Clock is ticking on hours of service decisions
OTTAWA (March 4) — Provincial transport regulators are ready to back a 24-hour rest/work cycle for truck drivers and allow up to 14 hours on duty each day, but still are “a long way from consensus” on weekly work limits, said the chairman of a government committee developing hours of service reforms.
Reflecting on two days of meetings in mid-February, Derek Sweet, chair of the Canadian Council of Motor Transport Administrators compliance and regulatory affairs committee, said provincial transport officials and industry groups were unable to agree on a work/rest cycle over cumulative days.
Committee members were considering variations of two main proposals, Sweet said. One would allow 70 hours of work in seven days, cycling 14 hours on duty and 10 hours off; the second, endorsed chiefly by officials from Manitoba and other Western provinces, would allow 84 hours of work in seven days, also on a 14/10 cycle.
However, current scientific research does not support any increase of current limits of 60 hours in seven days, 70 hours in eight days, and 120 hours in 14 days, Sweet explained. “We reached an impasse,” he said. “The science doesn’t give us much direction, so we’re going to do some more work.”
Sweet said he believed that an agreement in principle on a revised National Safety Code hours of work standard could be reached before the end of April, in time to be formally submitted at CCMTA meetings in Winnipeg in May.
Consensus was reached on allowing 14 hours on duty with no distinction of driving time; allowing a driver to take his 10 hours off duty as eight consecutive hours with at least two 30-minute breaks; and doubling the minimum continuous rest periods for team drivers in sleeper berths from two hours to four.
There was no agreement on whether to allow a rest and recovery provision, however, which would allow drivers to “re-set” their cumulative hours following a 24-hour or 36-hour continuous break. Trucking industry groups have been lobbying hard for such a provision.
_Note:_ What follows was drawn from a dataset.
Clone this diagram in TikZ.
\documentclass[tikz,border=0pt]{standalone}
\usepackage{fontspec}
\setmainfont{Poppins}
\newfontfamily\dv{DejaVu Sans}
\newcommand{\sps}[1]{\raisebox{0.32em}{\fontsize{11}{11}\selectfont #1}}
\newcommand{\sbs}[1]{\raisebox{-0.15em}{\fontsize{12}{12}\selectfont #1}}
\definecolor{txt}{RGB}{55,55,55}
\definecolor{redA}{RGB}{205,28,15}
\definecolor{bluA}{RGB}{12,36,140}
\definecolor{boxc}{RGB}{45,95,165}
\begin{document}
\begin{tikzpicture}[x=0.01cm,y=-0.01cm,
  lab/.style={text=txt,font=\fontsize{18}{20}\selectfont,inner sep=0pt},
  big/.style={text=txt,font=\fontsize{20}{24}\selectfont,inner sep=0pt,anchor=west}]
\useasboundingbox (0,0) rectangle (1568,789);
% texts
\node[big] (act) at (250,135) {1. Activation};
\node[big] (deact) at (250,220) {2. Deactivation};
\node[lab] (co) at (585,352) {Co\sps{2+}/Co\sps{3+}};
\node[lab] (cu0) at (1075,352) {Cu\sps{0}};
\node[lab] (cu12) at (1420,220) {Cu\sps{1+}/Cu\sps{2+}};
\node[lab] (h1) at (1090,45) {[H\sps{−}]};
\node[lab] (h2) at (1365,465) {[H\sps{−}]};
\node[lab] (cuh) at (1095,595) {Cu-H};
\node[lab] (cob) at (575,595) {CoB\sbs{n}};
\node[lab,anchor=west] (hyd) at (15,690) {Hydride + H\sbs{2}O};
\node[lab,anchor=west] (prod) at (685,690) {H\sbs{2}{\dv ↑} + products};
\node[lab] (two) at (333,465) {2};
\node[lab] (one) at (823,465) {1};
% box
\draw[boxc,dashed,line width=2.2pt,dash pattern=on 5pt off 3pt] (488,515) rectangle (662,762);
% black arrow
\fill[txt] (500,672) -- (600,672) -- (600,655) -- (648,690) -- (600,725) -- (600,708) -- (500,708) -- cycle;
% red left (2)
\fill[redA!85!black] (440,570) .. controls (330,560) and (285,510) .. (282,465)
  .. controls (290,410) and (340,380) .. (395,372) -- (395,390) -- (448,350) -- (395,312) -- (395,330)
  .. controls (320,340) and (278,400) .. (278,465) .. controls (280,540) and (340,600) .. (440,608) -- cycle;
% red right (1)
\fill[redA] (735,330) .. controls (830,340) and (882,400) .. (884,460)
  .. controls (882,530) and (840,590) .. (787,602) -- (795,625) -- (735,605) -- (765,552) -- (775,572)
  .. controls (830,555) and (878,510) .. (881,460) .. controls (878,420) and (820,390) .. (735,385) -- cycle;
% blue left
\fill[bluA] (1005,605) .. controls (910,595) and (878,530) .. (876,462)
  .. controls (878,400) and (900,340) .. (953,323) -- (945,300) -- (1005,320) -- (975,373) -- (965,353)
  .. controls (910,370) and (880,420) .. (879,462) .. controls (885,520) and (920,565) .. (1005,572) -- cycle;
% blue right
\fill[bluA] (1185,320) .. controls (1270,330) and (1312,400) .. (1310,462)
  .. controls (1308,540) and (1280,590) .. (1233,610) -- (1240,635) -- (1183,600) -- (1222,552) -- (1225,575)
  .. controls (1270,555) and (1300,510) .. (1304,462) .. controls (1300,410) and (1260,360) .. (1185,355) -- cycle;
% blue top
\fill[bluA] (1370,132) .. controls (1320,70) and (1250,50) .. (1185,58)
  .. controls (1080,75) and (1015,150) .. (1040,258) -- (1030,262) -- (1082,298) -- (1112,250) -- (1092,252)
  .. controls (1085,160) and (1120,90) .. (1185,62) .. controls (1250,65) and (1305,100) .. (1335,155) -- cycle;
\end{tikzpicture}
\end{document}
“Again, we’re considering the science here,” Sweet said. “Given what we’ve seen about rest-and-recovery periods, the results are not as conclusive as we would have liked. At some point soon, obviously, we’re going to have to make a decision on that and other issues. I think we have a good idea about where various people stand, what their positions are. But quite rightly, it’s time to put words into action and make some decisions. Further delays benefit no one on this.”